The Tempest
The Tempest is one of Shakespeare’s best-loved plays, and one of the hardest to carry off plausibly. It is an airy tissue of language and fancy: it requires actors capable of capturing the arabesques of its verse and also of supporting the credulity that the story itself demands. The verse is similarly poised between comedy and tragedy, and infused everywhere with a kind of melancholy: it requires an exceptional degree of balance between the extravagant and the restrained that almost no other play in the corpus demands. One can overdo one or another element of A Midsummer Night’s Dream and still have a serviceable old warhorse capable of solid amusement if not delight; one can emphasize this or that aspect of Hamlet or Othello to the detriment of another, and still have plenty of insightful material to digest.
The price of failure in The Tempest is more extreme. If the whole does not cohere and sing, it collapses.
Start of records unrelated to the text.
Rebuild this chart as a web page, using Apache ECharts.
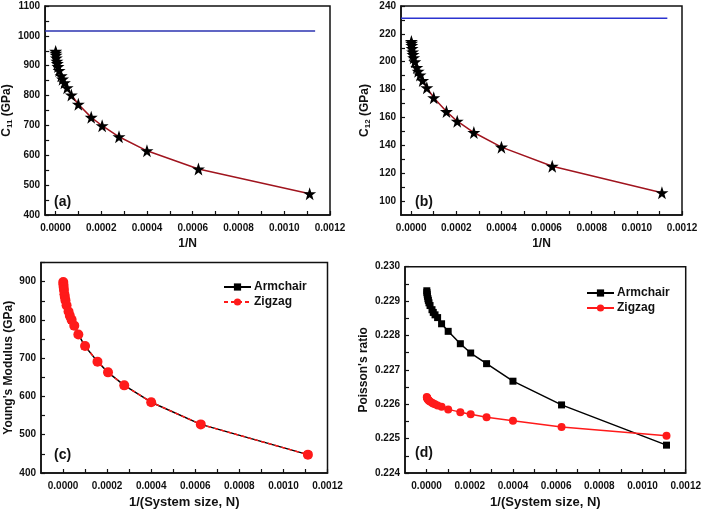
<!DOCTYPE html>
<html><head><meta charset="utf-8">
<script src="https://cdn.jsdelivr.net/npm/echarts@6/dist/echarts.min.js"></script>
<style>html,body{margin:0;padding:0;background:#fff}#c{width:704px;height:510px}</style>
</head><body><div id="c"></div>
<script>
// ---------- data ----------
const invN = [0.000001, 0.0000016, 0.0000028, 0.000004, 0.0000063, 0.0000082, 0.0000111, 0.000016, 0.000025, 0.0000309, 0.0000391, 0.000051, 0.0000694, 0.0001, 0.0001563, 0.0002041, 0.0002778, 0.0004, 0.000625, 0.0011111];
const c11 = [948, 942, 935, 926, 915, 907, 897, 884, 866, 855, 843, 826, 802, 771, 727, 699, 662, 615, 554, 471];
const c12 = [214.5, 213.2, 211.6, 209.5, 207, 205.2, 202.9, 199.9, 195.8, 193.2, 190.5, 186.5, 181.3, 174.2, 164.2, 157.3, 149.2, 138.7, 125, 106];
const youngArm = [898, 892, 886, 877, 867, 859, 850, 838, 821, 810, 799, 784, 762, 731, 691, 663, 629, 585, 527, 448];
const youngZig = [899, 893, 886, 878, 867, 860, 851, 838, 822, 811, 800, 785, 762, 732, 691, 663, 629, 585, 527, 448];
const poisArm = [0.22930, 0.22925, 0.22920, 0.22914, 0.22907, 0.22902, 0.22895, 0.22887, 0.22875, 0.22867, 0.22860, 0.22852, 0.22834, 0.22812, 0.22776, 0.22749, 0.22718, 0.22667, 0.22598, 0.22481];
const poisZig = [0.22621, 0.22619, 0.22618, 0.22616, 0.22614, 0.22612, 0.22610, 0.22608, 0.22604, 0.22602, 0.22600, 0.22596, 0.22593, 0.22585, 0.22577, 0.22571, 0.22562, 0.22552, 0.22534, 0.22508];
const limitX = [-0.000045, 0.001135];
const c11Limit = 1016;
const c12Limit = 231.2;
const xTicks = [0, 0.0001, 0.0002, 0.0003, 0.0004, 0.0005, 0.0006, 0.0007, 0.0008, 0.0009, 0.0010, 0.0011, 0.0012];
const xLabels = [0, 0.0002, 0.0004, 0.0006, 0.0008, 0.0010, 0.0012];
const yTicksA = [400, 450, 500, 550, 600, 650, 700, 750, 800, 850, 900, 950, 1000, 1050, 1100];
const yLabelsB = [100, 120, 140, 160, 180, 200, 220, 240];
const yTicksB = [100, 110, 120, 130, 140, 150, 160, 170, 180, 190, 200, 210, 220, 230, 240];
const yLabelsC = [400, 500, 600, 700, 800, 900];
const yTicksC = [400, 450, 500, 550, 600, 650, 700, 750, 800, 850, 900, 950];
const yTicksD = [0.224, 0.2245, 0.225, 0.2255, 0.226, 0.2265, 0.227, 0.2275, 0.228, 0.2285, 0.229, 0.2295, 0.230];
const panelLabels = ['(a)', '(b)', '(c)', '(d)'];

// ---------- helpers ----------
const pair = (xs, ys) => xs.map((x, i) => [x, ys[i]]);
const STAR = 'path://M50,0 L61.8,35.1 L98.5,35.1 L68.8,56.8 L79.4,91.9 L50,70.3 L20.6,91.9 L31.2,56.8 L1.5,35.1 L38.2,35.1 Z';
const FONT = 'Liberation Sans, Arial, sans-serif';
const axisCommon = {
  axisLine: { onZero: false, lineStyle: { color: '#111', width: 1.5 } },
  axisTick: { inside: true, length: 4, lineStyle: { color: '#111', width: 1.2 } },
  splitLine: { show: false },
  nameTextStyle: { fontFamily: FONT, fontWeight: 'bold', fontSize: 12, color: '#111' }
};
function xAx(gi, min, name, fs) {
  return Object.assign({}, axisCommon, {
    type: 'value', gridIndex: gi, min: min, max: 0.0012,
    name: name, nameLocation: 'middle', nameGap: 23,
    nameTextStyle: { fontFamily: FONT, fontWeight: 'bold', fontSize: fs, color: '#111' },
    axisTick: Object.assign({}, axisCommon.axisTick, { customValues: xTicks }),
    axisLabel: { customValues: xLabels, formatter: v => v.toFixed(4), fontFamily: FONT, fontWeight: 'bold', fontSize: 10, color: '#111', margin: 8 }
  });
}
function yAx(gi, o) {
  return Object.assign({}, axisCommon, {
    type: 'value', gridIndex: gi, nameLocation: 'middle', nameRotate: 90,
    axisLabel: Object.assign({ fontFamily: FONT, fontWeight: 'bold', fontSize: 10, color: '#111', margin: 5, formatter: v => String(v) }, o.label || {})
  }, o.ax, { axisTick: Object.assign({}, axisCommon.axisTick, { customValues: o.ticks }) });
}
const gridBox = { show: true, borderColor: '#111', borderWidth: 1.5, backgroundColor: 'transparent' };
const sub = { a: { fontFamily: FONT, fontWeight: 'bold', fontSize: 12, color: '#111' }, s: { fontFamily: FONT, fontWeight: 'bold', fontSize: 8, color: '#111', padding: [6, 0, 0, 0] } };
const legText = { fontFamily: FONT, fontWeight: 'bold', fontSize: 12, color: '#111', padding: [0, 0, 0, -2] };

const option = {
  animation: false,
  backgroundColor: '#fff',
  grid: [
    Object.assign({ left: 41, top: 6, width: 289, height: 209 }, gridBox),
    Object.assign({ left: 401, top: 6, width: 281, height: 209 }, gridBox),
    Object.assign({ left: 41, top: 262.5, width: 286.5, height: 210.5 }, gridBox),
    Object.assign({ left: 405, top: 266.7, width: 282, height: 206.6 }, gridBox)
  ],
  xAxis: [
    xAx(0, -0.000045, '1/N', 12),
    xAx(1, -0.000045, '1/N', 12),
    xAx(2, -0.0001, '1/(System size, N)', 13),
    xAx(3, -0.0001, '1/(System size, N)', 13)
  ],
  yAxis: [
    yAx(0, { ax: { min: 400, max: 1100, interval: 100, name: '{a|C}{s|11}{a| (GPa)}', nameGap: 26, nameTextStyle: { rich: sub } }, ticks: yTicksA }),
    yAx(1, { ax: { min: 90, max: 240, name: '{a|C}{s|12}{a| (GPa)}', nameGap: 29, nameTextStyle: { rich: sub } }, ticks: yTicksB, label: { customValues: yLabelsB } }),
    yAx(2, { ax: { min: 400, max: 950, name: "Young's Modulus (GPa)", nameGap: 26 }, ticks: yTicksC, label: { customValues: yLabelsC } }),
    yAx(3, { ax: { min: 0.224, max: 0.230, interval: 0.001, name: "Poisson's ratio", nameGap: 35 }, ticks: yTicksD, label: { formatter: v => v.toFixed(3) } })
  ],
  title: panelLabels.map((t, i) => ({
    text: t, left: [49, 410, 49, 410][i], top: [190, 190, 443, 441][i],
    textStyle: { fontFamily: FONT, fontWeight: 'bold', fontSize: 14, color: '#111' }
  })),
  legend: [
    { left: 218, top: 276, orient: 'vertical', itemGap: 3, itemWidth: 27, itemHeight: 9,
      data: ['Armchair', { name: 'Zigzag', lineStyle: { type: [4, 3] } }], textStyle: legText },
    { left: 581, top: 282, orient: 'vertical', itemGap: 3, itemWidth: 27, itemHeight: 9,
      data: ['Armchair', { name: 'Zigzag', lineStyle: { type: 'solid' } }], textStyle: legText }
  ],
  series: [
    { type: 'line', xAxisIndex: 0, yAxisIndex: 0, data: pair(limitX, [c11Limit, c11Limit]), symbol: 'none', lineStyle: { color: '#2b33b0', width: 1.5 } },
    { type: 'line', xAxisIndex: 0, yAxisIndex: 0, data: pair(invN, c11), symbol: STAR, symbolSize: 13, itemStyle: { color: '#000' }, lineStyle: { color: '#a0141e', width: 1.5 } },
    { type: 'line', xAxisIndex: 1, yAxisIndex: 1, data: pair(limitX, [c12Limit, c12Limit]), symbol: 'none', lineStyle: { color: '#2b33d0', width: 1.5 } },
    { type: 'line', xAxisIndex: 1, yAxisIndex: 1, data: pair(invN, c12), symbol: STAR, symbolSize: 13, itemStyle: { color: '#000' }, lineStyle: { color: '#a0141e', width: 1.5 } },
    { name: 'Armchair', type: 'line', xAxisIndex: 2, yAxisIndex: 2, data: pair(invN, youngArm), symbol: 'rect', symbolSize: 7, itemStyle: { color: '#000' }, lineStyle: { color: '#000', width: 1.5 } },
    { name: 'Zigzag', type: 'line', xAxisIndex: 2, yAxisIndex: 2, data: pair(invN, youngZig), symbol: 'circle', symbolSize: 10, itemStyle: { color: '#ff1a1a' }, lineStyle: { color: '#ff1a1a', width: 1.5, type: [4, 3] } },
    { name: 'Armchair', type: 'line', xAxisIndex: 3, yAxisIndex: 3, data: pair(invN, poisArm), symbol: 'rect', symbolSize: 7, itemStyle: { color: '#000' }, lineStyle: { color: '#000', width: 1.5 } },
    { name: 'Zigzag', type: 'line', xAxisIndex: 3, yAxisIndex: 3, data: pair(invN, poisZig), symbol: 'circle', symbolSize: 8, itemStyle: { color: '#ff1a1a' }, lineStyle: { color: '#ff1a1a', width: 1.5 } }
  ]
};
const chart = echarts.init(document.getElementById('c'), null, { renderer: 'canvas' });
chart.setOption(option);
</script></body></html>
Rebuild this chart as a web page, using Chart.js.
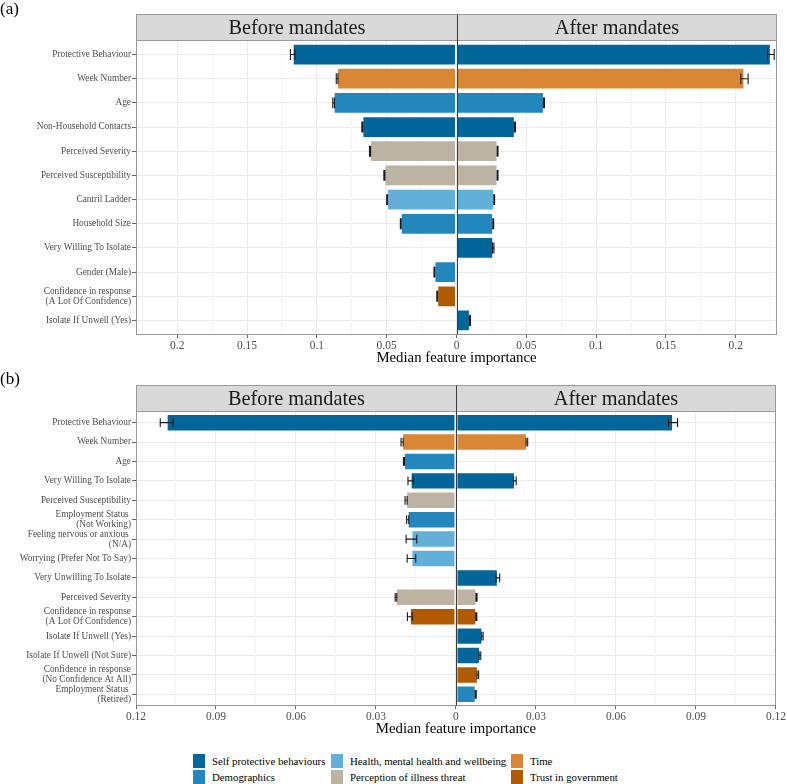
<!DOCTYPE html>
<html><head><meta charset="utf-8">
<script src="https://cdn.jsdelivr.net/npm/chart.js@4.4.1/dist/chart.umd.min.js"></script>
<style>
html,body{margin:0;padding:0;background:#fff;}
body{width:787px;height:784px;position:relative;overflow:hidden;font-family:"Liberation Serif","Times New Roman",serif;}
.wrap{position:absolute;left:0;width:787px;}
.lbl{position:absolute;left:0;font-size:17px;color:#000;line-height:17px;z-index:2;}
.sw{position:absolute;width:12px;height:14px;}
.tx{position:absolute;font-size:10.8px;color:#000;line-height:14px;white-space:nowrap;}
</style></head><body>
<div class="wrap" style="top:0;height:370px"><canvas id="ca"></canvas></div>
<div class="wrap" style="top:370px;height:368px"><canvas id="cb"></canvas></div>
<div class="lbl" style="top:0px">(a)</div>
<div class="lbl" style="top:370px">(b)</div>
<div id="legend"></div>
<script>
// ---------- DATA ----------
const groups = ["Self protective behaviours","Demographics","Health, mental health and wellbeing","Perception of illness threat","Time","Trust in government"];
const groupColors = ["#03669a","#2387be","#62afd9","#bcb3a3","#da8735","#b25a00"];
const panelNames = ["Before mandates","After mandates"];

// Panel (a)
const featuresA = ["Protective Behaviour","Week Number","Age","Non-Household Contacts","Perceived Severity","Perceived Susceptibility","Cantril Ladder","Household Size","Very Willing To Isolate","Gender (Male)",["Confidence in response","(A Lot Of Confidence)"],"Isolate If Unwell (Yes)"];
const groupA = ["Self protective behaviours","Time","Demographics","Self protective behaviours","Perception of illness threat","Perception of illness threat","Health, mental health and wellbeing","Demographics","Self protective behaviours","Demographics","Trust in government","Self protective behaviours"];
const beforeA    = [0.1173,0.0855,0.0880,0.0674,0.0619,0.0516,0.0497,0.0399,null,0.0158,0.0138,null];
const beforeErrA = [0.0016,0.0006,0.0006,0.0004,0.0004,0.0004,0.0003,0.0003,null,0.0003,0.0003,null];
const afterA     = [0.2251,0.2062,0.0626,0.0418,0.0294,0.0294,0.0270,0.0263,0.0263,null,null,0.0096];
const afterErrA  = [0.0024,0.0026,0.0004,0.0004,0.0003,0.0003,0.0003,0.0003,0.0005,null,null,0.0004];
const ticksA = {max:0.2295, step:0.025};

// Panel (b)
const featuresB = ["Protective Behaviour","Week Number","Age","Very Willing To Isolate","Perceived Susceptibility",["Employment Status ","(Not Working)"],["Feeling nervous or anxious ","(N/A)"],"Worrying (Prefer Not To Say)","Very Unwilling To Isolate","Perceived Severity",["Confidence in response","(A Lot Of Confidence)"],"Isolate If Unwell (Yes)","Isolate If Unwell (Not Sure)",["Confidence in response","(No Confidence At All)"],["Employment Status ","(Retired)"]];
const groupB = ["Self protective behaviours","Time","Demographics","Self protective behaviours","Perception of illness threat","Demographics","Health, mental health and wellbeing","Health, mental health and wellbeing","Self protective behaviours","Perception of illness threat","Trust in government","Self protective behaviours","Self protective behaviours","Trust in government","Demographics"];
const beforeB    = [0.1085,0.0202,0.0195,0.0170,0.0187,0.0181,0.0167,0.0167,null,0.0225,0.0173,null,null,null,null];
const beforeErrB = [0.0024,0.0004,0.0002,0.0010,0.0004,0.0004,0.0020,0.0016,null,0.0003,0.0009,null,null,null,null];
const afterB     = [0.0814,0.0266,null,0.0221,null,null,null,null,0.0157,0.0077,0.0076,0.0099,0.0090,0.0082,0.0074];
const afterErrB  = [0.0017,0.0003,null,0.0005,null,null,null,null,0.0007,0.0002,0.0002,0.0003,0.0003,0.0003,0.0002];
const ticksB = {max:0.12, step:0.015};

// ---------- CHART ----------
const SERIF = '"Liberation Serif","Times New Roman",serif';
const colorOf = g => groupColors[groups.indexOf(g)];

function makePanel(canvasId, feats, grp, bef, befErr, aft, aftErr, tk, padTop, axisH, titlePadBottom){
  const n = feats.length;
  const isMajor = v => Math.abs(Math.round(v / tk.step)) % 2 === 0;
  const plugin = {
    id:'facets',
    afterDatasetsDraw(chart){
      const {ctx, scales:{x,y}} = chart;
      const cat = Math.abs(y.getPixelForValue(1) - y.getPixelForValue(0));
      const cap = cat * 0.45;
      ctx.save();
      ctx.strokeStyle = '#1a1a1a'; ctx.lineWidth = 1.1;
      const draw = (v, e, i, s) => {
        if (v == null || e == null) return;
        const py = y.getPixelForValue(i);
        const x1 = x.getPixelForValue(s * (v - e)), x2 = x.getPixelForValue(s * (v + e));
        ctx.beginPath();
        ctx.moveTo(x1, py); ctx.lineTo(x2, py);
        ctx.moveTo(x1, py - cap/2); ctx.lineTo(x1, py + cap/2);
        ctx.moveTo(x2, py - cap/2); ctx.lineTo(x2, py + cap/2);
        ctx.stroke();
      };
      for (let i = 0; i < n; i++){ draw(bef[i], befErr[i], i, -1); draw(aft[i], aftErr[i], i, 1); }
      ctx.restore();
    },
    afterDraw(chart){
      const {ctx, chartArea:a, scales:{x}} = chart;
      const x0 = Math.round(x.getPixelForValue(0)) + 0.5;
      const L = Math.round(a.left) + 0.5, R = Math.round(a.right) - 0.5;
      const T = Math.round(a.top) + 0.5, B = Math.round(a.bottom) - 0.5;
      const sh = 26;
      ctx.save();
      ctx.fillStyle = '#d9d9d9';
      ctx.fillRect(L, T - sh, R - L, sh);
      ctx.strokeStyle = '#999999'; ctx.lineWidth = 1;
      ctx.strokeRect(L, T - sh, R - L, sh);
      ctx.strokeRect(L, T, R - L, B - T);
      ctx.strokeStyle = '#3a3a3a';
      ctx.beginPath(); ctx.moveTo(x0, T - sh); ctx.lineTo(x0, B); ctx.stroke();
      ctx.fillStyle = '#1a1a1a';
      ctx.font = '20.3px ' + SERIF;
      ctx.textAlign = 'center'; ctx.textBaseline = 'middle';
      ctx.fillText(panelNames[0], (L + x0) / 2, T - sh/2 + 1);
      ctx.fillText(panelNames[1], (x0 + R) / 2, T - sh/2 + 1);
      ctx.restore();
    }
  };
  const colors = grp.map(colorOf);
  const mk = (vals, s) => vals.map((v, i) => ({x: v == null ? null : s * v, y: i}));
  return new Chart(document.getElementById(canvasId), {
    type:'bar',
    data:{datasets:[
      {label:panelNames[0], data:mk(bef,-1), backgroundColor:colors, borderColor:'rgba(255,255,255,0.25)', borderWidth:1, borderSkipped:false, grouped:false, barPercentage:0.9, categoryPercentage:1},
      {label:panelNames[1], data:mk(aft,1), backgroundColor:colors, borderColor:'rgba(255,255,255,0.25)', borderWidth:1, borderSkipped:false, grouped:false, barPercentage:0.9, categoryPercentage:1}
    ]},
    options:{
      indexAxis:'y', responsive:true, maintainAspectRatio:false, animation:false,
      layout:{padding:{top:padTop, right:10, left:0, bottom:0}},
      plugins:{legend:{display:false}, tooltip:{enabled:false}},
      scales:{
        y:{type:'linear', reverse:true, min:-0.6, max:n - 0.4, offset:false,
           afterFit(s){ s.width = 136; },
           border:{display:false},
           grid:{offset:false, color:'#ebebeb', lineWidth:1, tickColor:'#666', tickLength:4},
           ticks:{stepSize:1, includeBounds:false, autoSkip:false, padding:1, color:'#4d4d4d',
                  font:{family:SERIF, size:9.3, lineHeight:1.08},
                  callback:v => Number.isInteger(v) && feats[v] !== undefined ? feats[v] : ''}},
        x:{type:'linear', min:-tk.max, max:tk.max, offset:false,
           afterFit(s){ s.height = axisH; },
           border:{display:false},
           grid:{offset:false, color:c => isMajor(c.tick.value) ? '#ebebeb' : '#f4f4f4', lineWidth:1,
                 tickColor:c => isMajor(c.tick.value) ? '#666' : 'rgba(0,0,0,0)', tickLength:3},
           ticks:{stepSize:tk.step, includeBounds:false, autoSkip:false, maxRotation:0, padding:1, color:'#4d4d4d',
                  font:{family:SERIF, size:11.5},
                  callback:v => isMajor(v) ? String(Math.abs(Math.round(v * 1000) / 1000)) : ''},
           title:{display:true, text:'Median feature importance', color:'#000',
                  font:{family:SERIF, size:14.8}, padding:{top:0, bottom:titlePadBottom}}}
      }
    },
    plugins:[plugin]
  });
}

makePanel('ca', featuresA, groupA, beforeA, beforeErrA, afterA, afterErrA, ticksA, 40, 35, 3);
makePanel('cb', featuresB, groupB, beforeB, beforeErrB, afterB, afterErrB, ticksB, 41, 32, 0);

// ---------- LEGEND (3 columns, column-major like the original) ----------
const colX = [193, 331, 511], rowY = [754, 769.5];
const leg = document.getElementById('legend');
groups.forEach((g, i) => {
  const c = Math.floor(i / 2), r = i % 2;
  const sw = document.createElement('div');
  sw.className = 'sw'; sw.style.left = colX[c] + 'px'; sw.style.top = rowY[r] + 'px'; sw.style.background = groupColors[i];
  const tx = document.createElement('div');
  tx.className = 'tx'; tx.style.left = (colX[c] + 19) + 'px'; tx.style.top = rowY[r] + 'px'; tx.textContent = g;
  leg.appendChild(sw); leg.appendChild(tx);
});
</script>
</body></html>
If one cannot grasp the lyricism, the humor, and the serious reflection on art all at the same time, the production becomes dull and almost intolerable. When the play works, however, it is unparallelled, and deserves study and attention. Shakespeare has moreover put into the mouths of his most extravagantly strange characters — especially the wicked Caliban and the sprite Ariel — some of his most colorful and subtle language, and when those parts are played well, the effect is brilliant.
A play quintessentially designed for the stage, it depends as much as any other in the corpus on the dynamic existing between players and audience, and perhaps for that reason it does not easily survive the transition to film. Several of the available versions capture at least part of the play’s wonder and magic; none of them can really convey it all. The BBC Shakespeare Plays production (1980: John Gorrie) is among the most leaden of the whole series. Perhaps the most interesting one is the Canadian Stratford version (1982: Herb Roland). Others have their own virtues and their own defects.